What you are asked to do:
Which lines hold the word "standalone"? Show each of them.

Exercise data:
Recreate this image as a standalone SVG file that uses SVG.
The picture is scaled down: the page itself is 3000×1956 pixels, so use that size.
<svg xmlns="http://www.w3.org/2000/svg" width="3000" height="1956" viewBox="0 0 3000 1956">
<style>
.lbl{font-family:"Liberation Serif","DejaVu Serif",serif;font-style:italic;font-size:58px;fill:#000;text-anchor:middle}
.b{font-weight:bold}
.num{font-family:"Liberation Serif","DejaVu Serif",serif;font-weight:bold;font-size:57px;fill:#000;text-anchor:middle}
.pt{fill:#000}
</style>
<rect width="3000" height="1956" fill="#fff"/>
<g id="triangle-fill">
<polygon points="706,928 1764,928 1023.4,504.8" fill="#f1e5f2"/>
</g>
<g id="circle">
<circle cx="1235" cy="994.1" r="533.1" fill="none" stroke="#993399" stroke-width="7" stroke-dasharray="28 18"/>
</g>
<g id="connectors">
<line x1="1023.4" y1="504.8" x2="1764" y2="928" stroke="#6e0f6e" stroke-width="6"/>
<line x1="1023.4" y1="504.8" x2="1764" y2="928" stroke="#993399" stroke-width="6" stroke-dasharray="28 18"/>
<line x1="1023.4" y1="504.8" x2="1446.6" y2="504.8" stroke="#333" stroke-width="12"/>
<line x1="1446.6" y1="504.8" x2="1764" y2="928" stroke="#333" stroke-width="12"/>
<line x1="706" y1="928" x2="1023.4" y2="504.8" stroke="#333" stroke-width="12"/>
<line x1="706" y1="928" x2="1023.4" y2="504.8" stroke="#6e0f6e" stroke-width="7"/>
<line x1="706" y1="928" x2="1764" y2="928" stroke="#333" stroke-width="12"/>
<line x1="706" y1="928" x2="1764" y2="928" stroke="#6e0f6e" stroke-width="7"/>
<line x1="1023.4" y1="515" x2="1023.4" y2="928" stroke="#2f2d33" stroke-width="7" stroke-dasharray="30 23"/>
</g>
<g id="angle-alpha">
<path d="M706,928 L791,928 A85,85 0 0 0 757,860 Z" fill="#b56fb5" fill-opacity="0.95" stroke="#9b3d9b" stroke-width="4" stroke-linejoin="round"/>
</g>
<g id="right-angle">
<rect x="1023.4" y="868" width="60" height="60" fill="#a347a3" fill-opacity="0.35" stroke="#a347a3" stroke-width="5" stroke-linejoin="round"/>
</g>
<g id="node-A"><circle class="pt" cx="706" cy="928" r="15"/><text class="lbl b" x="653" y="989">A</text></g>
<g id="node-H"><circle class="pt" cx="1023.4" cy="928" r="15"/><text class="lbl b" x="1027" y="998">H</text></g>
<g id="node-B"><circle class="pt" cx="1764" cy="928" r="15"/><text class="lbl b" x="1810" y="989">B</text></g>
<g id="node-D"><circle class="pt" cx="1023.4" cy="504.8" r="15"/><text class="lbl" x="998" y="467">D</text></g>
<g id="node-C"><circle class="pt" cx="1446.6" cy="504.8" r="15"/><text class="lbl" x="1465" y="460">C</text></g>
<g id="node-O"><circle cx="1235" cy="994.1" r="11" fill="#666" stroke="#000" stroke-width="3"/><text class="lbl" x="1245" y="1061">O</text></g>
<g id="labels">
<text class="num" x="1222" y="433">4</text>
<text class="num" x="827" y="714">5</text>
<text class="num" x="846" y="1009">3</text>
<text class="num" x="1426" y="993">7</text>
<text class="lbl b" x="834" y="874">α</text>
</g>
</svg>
--
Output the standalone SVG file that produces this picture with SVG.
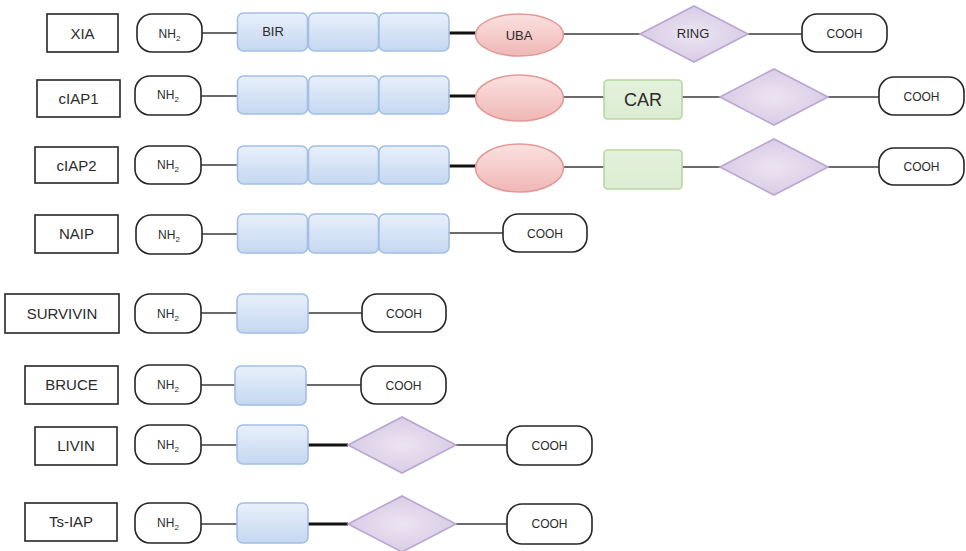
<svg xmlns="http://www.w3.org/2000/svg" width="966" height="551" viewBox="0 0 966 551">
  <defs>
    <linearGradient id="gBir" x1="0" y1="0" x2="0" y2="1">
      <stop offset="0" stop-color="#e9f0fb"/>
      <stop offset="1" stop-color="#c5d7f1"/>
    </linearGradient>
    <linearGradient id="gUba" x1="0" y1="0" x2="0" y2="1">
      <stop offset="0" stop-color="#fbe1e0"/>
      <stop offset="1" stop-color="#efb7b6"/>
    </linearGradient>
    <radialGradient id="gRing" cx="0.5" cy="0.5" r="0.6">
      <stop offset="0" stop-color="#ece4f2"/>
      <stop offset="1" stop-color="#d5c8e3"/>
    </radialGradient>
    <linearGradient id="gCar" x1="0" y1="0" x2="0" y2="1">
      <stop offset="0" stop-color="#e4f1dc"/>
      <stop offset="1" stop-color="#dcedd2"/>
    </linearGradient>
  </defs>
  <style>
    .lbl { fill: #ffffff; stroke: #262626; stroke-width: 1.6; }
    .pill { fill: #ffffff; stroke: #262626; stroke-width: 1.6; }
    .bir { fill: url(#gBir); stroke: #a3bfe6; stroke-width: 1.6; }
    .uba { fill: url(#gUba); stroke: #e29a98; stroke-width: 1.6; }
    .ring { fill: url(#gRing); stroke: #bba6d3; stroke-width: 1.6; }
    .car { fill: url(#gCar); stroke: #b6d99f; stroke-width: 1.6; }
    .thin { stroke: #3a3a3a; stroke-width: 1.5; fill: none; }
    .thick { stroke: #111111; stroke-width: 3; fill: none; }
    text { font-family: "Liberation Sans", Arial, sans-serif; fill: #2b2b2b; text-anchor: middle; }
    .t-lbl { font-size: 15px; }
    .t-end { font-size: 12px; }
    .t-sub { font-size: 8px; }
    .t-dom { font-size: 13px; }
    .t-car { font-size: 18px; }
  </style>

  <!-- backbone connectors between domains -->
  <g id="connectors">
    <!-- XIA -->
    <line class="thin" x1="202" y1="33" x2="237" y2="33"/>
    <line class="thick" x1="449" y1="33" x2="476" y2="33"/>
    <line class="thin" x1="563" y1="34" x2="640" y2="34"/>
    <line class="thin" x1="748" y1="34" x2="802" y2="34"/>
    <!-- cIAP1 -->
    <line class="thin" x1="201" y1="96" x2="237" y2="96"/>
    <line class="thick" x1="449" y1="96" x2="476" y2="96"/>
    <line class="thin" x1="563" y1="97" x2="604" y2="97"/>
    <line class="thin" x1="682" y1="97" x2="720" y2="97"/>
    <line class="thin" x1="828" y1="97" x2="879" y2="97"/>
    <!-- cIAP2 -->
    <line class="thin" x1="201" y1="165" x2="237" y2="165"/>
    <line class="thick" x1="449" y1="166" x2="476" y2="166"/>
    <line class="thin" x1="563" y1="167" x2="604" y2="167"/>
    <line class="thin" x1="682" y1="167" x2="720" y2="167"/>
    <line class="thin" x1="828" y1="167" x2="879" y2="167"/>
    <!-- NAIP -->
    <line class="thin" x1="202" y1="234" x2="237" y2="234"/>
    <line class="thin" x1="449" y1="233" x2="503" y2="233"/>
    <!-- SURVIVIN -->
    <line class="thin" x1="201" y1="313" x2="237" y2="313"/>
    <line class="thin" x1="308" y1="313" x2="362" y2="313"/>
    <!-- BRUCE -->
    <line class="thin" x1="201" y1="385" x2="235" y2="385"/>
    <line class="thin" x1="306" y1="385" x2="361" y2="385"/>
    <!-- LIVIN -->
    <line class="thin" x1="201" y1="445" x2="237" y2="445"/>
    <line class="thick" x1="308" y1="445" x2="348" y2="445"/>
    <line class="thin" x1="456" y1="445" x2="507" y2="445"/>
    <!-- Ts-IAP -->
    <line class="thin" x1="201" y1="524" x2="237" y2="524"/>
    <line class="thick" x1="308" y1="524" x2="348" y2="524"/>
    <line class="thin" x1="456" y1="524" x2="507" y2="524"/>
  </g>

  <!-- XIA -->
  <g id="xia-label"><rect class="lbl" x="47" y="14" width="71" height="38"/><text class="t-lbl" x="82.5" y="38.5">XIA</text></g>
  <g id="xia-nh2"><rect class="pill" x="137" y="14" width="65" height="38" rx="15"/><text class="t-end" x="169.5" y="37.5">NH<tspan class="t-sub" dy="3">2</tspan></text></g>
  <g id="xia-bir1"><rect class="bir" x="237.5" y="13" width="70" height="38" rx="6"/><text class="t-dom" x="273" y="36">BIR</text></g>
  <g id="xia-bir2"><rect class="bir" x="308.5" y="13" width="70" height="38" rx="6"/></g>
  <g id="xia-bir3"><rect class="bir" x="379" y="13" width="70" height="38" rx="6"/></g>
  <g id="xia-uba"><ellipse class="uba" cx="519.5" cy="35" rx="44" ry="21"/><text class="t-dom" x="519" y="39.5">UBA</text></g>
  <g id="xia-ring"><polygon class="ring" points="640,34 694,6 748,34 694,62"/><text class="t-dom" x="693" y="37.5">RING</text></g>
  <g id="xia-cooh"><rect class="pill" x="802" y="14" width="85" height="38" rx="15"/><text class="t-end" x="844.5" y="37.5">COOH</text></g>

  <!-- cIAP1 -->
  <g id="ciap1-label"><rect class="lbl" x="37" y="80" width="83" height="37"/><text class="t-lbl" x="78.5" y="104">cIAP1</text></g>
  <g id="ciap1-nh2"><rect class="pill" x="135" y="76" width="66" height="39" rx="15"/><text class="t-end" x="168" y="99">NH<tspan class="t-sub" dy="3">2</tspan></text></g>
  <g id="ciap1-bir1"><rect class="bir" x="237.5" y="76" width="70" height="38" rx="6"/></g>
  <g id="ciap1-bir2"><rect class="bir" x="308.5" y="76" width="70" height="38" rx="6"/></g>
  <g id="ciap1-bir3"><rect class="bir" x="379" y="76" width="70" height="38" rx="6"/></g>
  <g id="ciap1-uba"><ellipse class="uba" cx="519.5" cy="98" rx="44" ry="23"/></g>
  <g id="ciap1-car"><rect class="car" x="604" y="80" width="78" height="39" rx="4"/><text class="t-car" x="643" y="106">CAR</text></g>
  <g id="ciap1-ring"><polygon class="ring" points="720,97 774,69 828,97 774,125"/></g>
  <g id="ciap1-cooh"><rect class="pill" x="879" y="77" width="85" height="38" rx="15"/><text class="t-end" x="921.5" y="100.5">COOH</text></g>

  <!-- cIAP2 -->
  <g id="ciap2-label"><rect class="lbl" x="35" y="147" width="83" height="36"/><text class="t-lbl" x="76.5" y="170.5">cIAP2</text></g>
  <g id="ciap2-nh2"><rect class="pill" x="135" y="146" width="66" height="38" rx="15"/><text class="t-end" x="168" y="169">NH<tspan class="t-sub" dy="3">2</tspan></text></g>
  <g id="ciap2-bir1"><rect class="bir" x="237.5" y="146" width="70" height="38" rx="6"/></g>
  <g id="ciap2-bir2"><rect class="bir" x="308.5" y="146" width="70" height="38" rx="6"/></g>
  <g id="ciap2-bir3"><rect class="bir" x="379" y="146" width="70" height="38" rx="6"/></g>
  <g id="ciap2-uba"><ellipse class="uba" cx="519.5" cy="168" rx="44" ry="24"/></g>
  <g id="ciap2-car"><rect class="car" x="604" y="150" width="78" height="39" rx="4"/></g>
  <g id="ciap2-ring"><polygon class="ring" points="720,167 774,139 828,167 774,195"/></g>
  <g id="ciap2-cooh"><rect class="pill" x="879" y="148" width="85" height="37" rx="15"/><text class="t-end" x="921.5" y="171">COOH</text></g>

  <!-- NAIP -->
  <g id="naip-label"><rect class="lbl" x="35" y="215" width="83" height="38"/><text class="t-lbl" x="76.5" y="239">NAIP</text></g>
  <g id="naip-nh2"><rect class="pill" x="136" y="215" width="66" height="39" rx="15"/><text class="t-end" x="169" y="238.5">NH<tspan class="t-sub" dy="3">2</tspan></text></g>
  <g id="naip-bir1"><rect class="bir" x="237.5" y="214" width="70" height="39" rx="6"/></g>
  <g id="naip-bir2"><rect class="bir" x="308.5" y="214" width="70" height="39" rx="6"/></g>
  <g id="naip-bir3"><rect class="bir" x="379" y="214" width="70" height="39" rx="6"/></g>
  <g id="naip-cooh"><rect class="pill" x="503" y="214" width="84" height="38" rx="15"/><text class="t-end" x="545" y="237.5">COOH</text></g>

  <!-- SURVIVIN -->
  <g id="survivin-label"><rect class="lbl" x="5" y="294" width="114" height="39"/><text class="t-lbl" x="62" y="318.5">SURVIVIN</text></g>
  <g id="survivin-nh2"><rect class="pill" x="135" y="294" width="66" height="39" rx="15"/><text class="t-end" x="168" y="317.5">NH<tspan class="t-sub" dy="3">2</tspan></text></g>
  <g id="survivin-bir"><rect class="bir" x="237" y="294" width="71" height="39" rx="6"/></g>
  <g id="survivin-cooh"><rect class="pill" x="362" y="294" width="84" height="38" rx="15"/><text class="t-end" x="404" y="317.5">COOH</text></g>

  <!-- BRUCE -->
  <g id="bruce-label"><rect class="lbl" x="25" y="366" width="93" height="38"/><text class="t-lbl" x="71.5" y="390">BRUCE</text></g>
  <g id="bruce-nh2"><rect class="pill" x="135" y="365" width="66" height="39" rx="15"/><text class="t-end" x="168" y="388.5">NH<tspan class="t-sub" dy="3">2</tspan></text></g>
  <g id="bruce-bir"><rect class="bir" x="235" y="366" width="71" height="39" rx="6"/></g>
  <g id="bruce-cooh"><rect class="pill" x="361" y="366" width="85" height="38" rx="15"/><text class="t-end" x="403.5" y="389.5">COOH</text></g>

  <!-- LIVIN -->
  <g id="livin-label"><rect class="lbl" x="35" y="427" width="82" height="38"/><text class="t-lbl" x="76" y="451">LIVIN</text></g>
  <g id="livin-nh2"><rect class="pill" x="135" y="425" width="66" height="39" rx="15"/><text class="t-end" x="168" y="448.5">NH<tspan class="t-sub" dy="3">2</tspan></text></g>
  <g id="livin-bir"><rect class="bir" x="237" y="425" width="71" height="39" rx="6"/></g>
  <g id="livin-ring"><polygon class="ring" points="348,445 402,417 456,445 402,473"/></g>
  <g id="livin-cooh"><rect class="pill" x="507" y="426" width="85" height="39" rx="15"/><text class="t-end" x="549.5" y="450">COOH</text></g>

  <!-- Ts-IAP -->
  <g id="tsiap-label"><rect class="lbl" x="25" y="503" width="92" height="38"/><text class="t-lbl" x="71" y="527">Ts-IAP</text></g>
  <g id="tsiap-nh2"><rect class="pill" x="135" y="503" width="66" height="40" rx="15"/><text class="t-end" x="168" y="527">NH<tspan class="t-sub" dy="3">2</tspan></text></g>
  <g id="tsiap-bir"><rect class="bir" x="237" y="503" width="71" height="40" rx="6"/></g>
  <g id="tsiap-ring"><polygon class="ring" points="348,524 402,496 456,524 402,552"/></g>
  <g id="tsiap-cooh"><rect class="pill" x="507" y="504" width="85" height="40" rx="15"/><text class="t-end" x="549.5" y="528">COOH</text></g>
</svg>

The reply:
Recreate this image as a standalone SVG file that uses SVG.
Output the standalone SVG file that produces this picture with SVG.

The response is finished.